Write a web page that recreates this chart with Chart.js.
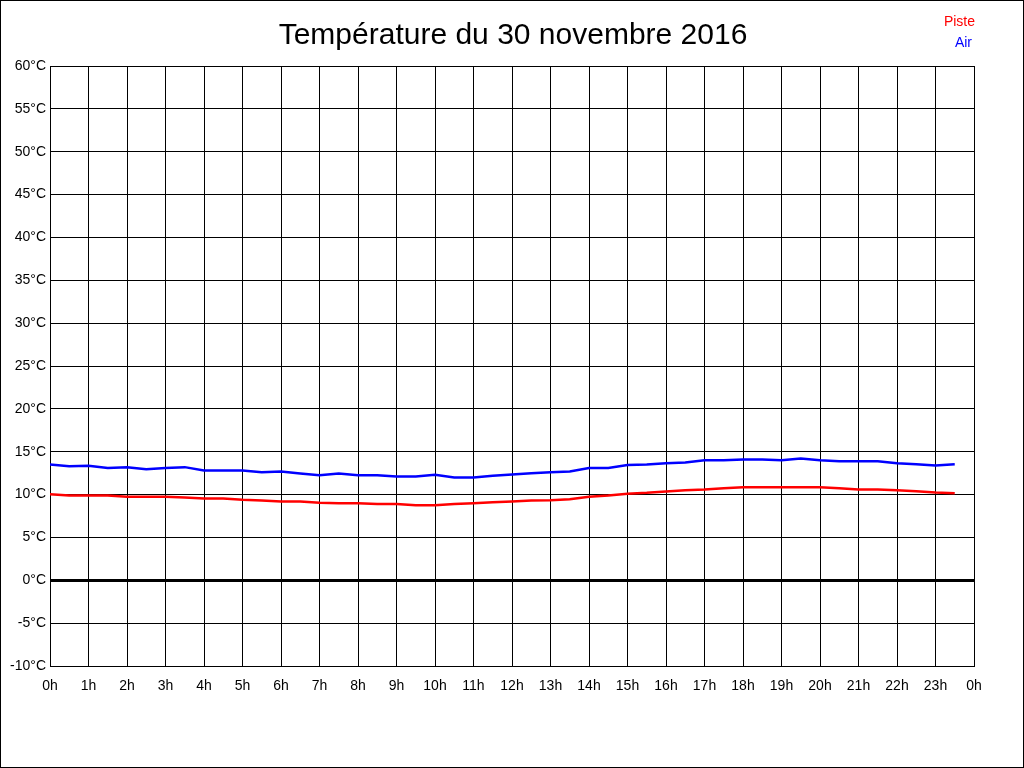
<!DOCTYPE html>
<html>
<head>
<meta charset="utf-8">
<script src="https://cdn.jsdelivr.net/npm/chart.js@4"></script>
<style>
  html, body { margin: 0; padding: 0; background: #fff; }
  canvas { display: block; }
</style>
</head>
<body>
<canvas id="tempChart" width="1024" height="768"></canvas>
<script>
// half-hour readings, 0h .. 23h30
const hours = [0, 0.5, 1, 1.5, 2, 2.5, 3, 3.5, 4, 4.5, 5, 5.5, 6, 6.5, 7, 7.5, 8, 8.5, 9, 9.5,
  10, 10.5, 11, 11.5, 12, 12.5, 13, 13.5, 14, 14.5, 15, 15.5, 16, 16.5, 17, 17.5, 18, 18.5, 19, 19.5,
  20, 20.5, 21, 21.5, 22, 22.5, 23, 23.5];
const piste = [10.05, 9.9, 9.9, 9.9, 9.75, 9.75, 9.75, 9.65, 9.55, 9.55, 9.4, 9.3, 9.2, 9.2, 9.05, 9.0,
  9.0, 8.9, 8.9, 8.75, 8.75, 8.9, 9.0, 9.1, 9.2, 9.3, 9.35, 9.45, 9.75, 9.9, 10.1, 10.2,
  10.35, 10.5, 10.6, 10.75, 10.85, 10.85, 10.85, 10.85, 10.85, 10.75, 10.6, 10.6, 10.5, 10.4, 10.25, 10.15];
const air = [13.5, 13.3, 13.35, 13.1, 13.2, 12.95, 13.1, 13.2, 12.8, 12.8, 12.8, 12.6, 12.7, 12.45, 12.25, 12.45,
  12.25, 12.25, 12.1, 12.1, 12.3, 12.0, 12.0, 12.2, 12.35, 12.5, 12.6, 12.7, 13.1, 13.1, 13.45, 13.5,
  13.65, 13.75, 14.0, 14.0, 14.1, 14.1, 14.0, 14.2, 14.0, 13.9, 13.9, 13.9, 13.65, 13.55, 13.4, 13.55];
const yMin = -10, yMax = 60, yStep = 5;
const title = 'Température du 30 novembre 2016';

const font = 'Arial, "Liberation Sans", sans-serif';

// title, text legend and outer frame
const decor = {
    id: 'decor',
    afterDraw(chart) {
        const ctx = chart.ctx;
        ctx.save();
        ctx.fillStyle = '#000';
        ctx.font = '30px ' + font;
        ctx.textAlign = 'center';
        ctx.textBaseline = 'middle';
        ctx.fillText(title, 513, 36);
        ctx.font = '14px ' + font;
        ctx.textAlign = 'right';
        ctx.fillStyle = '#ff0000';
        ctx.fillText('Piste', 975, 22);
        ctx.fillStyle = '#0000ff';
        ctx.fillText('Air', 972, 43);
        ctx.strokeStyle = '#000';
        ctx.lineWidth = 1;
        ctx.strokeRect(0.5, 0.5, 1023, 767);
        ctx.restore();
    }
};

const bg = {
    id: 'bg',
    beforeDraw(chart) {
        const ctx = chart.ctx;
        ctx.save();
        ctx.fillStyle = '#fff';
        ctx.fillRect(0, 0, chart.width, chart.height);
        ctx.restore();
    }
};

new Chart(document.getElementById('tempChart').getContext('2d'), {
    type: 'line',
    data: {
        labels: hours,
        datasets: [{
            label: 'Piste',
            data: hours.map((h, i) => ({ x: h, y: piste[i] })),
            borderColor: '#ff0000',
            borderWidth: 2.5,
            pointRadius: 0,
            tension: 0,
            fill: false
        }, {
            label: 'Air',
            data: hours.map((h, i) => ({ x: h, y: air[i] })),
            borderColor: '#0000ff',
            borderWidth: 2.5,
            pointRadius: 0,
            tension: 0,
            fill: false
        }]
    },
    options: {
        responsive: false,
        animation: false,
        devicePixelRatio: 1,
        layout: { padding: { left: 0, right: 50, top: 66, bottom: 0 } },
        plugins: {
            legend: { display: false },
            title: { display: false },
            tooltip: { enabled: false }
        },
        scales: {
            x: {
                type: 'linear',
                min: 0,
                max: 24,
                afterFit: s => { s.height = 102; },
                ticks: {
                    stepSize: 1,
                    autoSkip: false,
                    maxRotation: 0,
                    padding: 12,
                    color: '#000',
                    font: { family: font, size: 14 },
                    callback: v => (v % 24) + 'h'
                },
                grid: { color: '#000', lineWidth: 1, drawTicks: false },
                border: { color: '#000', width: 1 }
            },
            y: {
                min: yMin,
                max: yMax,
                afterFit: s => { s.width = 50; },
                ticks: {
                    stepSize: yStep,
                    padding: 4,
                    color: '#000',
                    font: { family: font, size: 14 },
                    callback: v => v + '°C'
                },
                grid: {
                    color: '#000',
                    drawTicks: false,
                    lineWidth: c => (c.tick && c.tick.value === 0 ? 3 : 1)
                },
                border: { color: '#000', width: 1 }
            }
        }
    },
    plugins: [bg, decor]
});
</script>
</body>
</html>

====

§ **Given exercise**
Omit the pictures and give the material again, exactly and in full.

§ **Solution to the exercise**
Write a web page that recreates this chart with Chart.js.
<!DOCTYPE html>
<html>
<head>
<meta charset="utf-8">
<script src="https://cdn.jsdelivr.net/npm/chart.js@4"></script>
<style>
  html, body { margin: 0; padding: 0; background: #fff; }
  canvas { display: block; }
</style>
</head>
<body>
<canvas id="tempChart" width="1024" height="768"></canvas>
<script>
// half-hour readings, 0h .. 23h30
const hours = [0, 0.5, 1, 1.5, 2, 2.5, 3, 3.5, 4, 4.5, 5, 5.5, 6, 6.5, 7, 7.5, 8, 8.5, 9, 9.5,
  10, 10.5, 11, 11.5, 12, 12.5, 13, 13.5, 14, 14.5, 15, 15.5, 16, 16.5, 17, 17.5, 18, 18.5, 19, 19.5,
  20, 20.5, 21, 21.5, 22, 22.5, 23, 23.5];
const piste = [10.05, 9.9, 9.9, 9.9, 9.75, 9.75, 9.75, 9.65, 9.55, 9.55, 9.4, 9.3, 9.2, 9.2, 9.05, 9.0,
  9.0, 8.9, 8.9, 8.75, 8.75, 8.9, 9.0, 9.1, 9.2, 9.3, 9.35, 9.45, 9.75, 9.9, 10.1, 10.2,
  10.35, 10.5, 10.6, 10.75, 10.85, 10.85, 10.85, 10.85, 10.85, 10.75, 10.6, 10.6, 10.5, 10.4, 10.25, 10.15];
const air = [13.5, 13.3, 13.35, 13.1, 13.2, 12.95, 13.1, 13.2, 12.8, 12.8, 12.8, 12.6, 12.7, 12.45, 12.25, 12.45,
  12.25, 12.25, 12.1, 12.1, 12.3, 12.0, 12.0, 12.2, 12.35, 12.5, 12.6, 12.7, 13.1, 13.1, 13.45, 13.5,
  13.65, 13.75, 14.0, 14.0, 14.1, 14.1, 14.0, 14.2, 14.0, 13.9, 13.9, 13.9, 13.65, 13.55, 13.4, 13.55];
const yMin = -10, yMax = 60, yStep = 5;
const title = 'Température du 30 novembre 2016';

const font = 'Arial, "Liberation Sans", sans-serif';

// title, text legend and outer frame
const decor = {
    id: 'decor',
    afterDraw(chart) {
        const ctx = chart.ctx;
        ctx.save();
        ctx.fillStyle = '#000';
        ctx.font = '30px ' + font;
        ctx.textAlign = 'center';
        ctx.textBaseline = 'middle';
        ctx.fillText(title, 513, 36);
        ctx.font = '14px ' + font;
        ctx.textAlign = 'right';
        ctx.fillStyle = '#ff0000';
        ctx.fillText('Piste', 975, 22);
        ctx.fillStyle = '#0000ff';
        ctx.fillText('Air', 972, 43);
        ctx.strokeStyle = '#000';
        ctx.lineWidth = 1;
        ctx.strokeRect(0.5, 0.5, 1023, 767);
        ctx.restore();
    }
};

const bg = {
    id: 'bg',
    beforeDraw(chart) {
        const ctx = chart.ctx;
        ctx.save();
        ctx.fillStyle = '#fff';
        ctx.fillRect(0, 0, chart.width, chart.height);
        ctx.restore();
    }
};

new Chart(document.getElementById('tempChart').getContext('2d'), {
    type: 'line',
    data: {
        labels: hours,
        datasets: [{
            label: 'Piste',
            data: hours.map((h, i) => ({ x: h, y: piste[i] })),
            borderColor: '#ff0000',
            borderWidth: 2.5,
            pointRadius: 0,
            tension: 0,
            fill: false
        }, {
            label: 'Air',
            data: hours.map((h, i) => ({ x: h, y: air[i] })),
            borderColor: '#0000ff',
            borderWidth: 2.5,
            pointRadius: 0,
            tension: 0,
            fill: false
        }]
    },
    options: {
        responsive: false,
        animation: false,
        devicePixelRatio: 1,
        layout: { padding: { left: 0, right: 50, top: 66, bottom: 0 } },
        plugins: {
            legend: { display: false },
            title: { display: false },
            tooltip: { enabled: false }
        },
        scales: {
            x: {
                type: 'linear',
                min: 0,
                max: 24,
                afterFit: s => { s.height = 102; },
                ticks: {
                    stepSize: 1,
                    autoSkip: false,
                    maxRotation: 0,
                    padding: 12,
                    color: '#000',
                    font: { family: font, size: 14 },
                    callback: v => (v % 24) + 'h'
                },
                grid: { color: '#000', lineWidth: 1, drawTicks: false },
                border: { color: '#000', width: 1 }
            },
            y: {
                min: yMin,
                max: yMax,
                afterFit: s => { s.width = 50; },
                ticks: {
                    stepSize: yStep,
                    padding: 4,
                    color: '#000',
                    font: { family: font, size: 14 },
                    callback: v => v + '°C'
                },
                grid: {
                    color: '#000',
                    drawTicks: false,
                    lineWidth: c => (c.tick && c.tick.value === 0 ? 3 : 1)
                },
                border: { color: '#000', width: 1 }
            }
        }
    },
    plugins: [bg, decor]
});
</script>
</body>
</html>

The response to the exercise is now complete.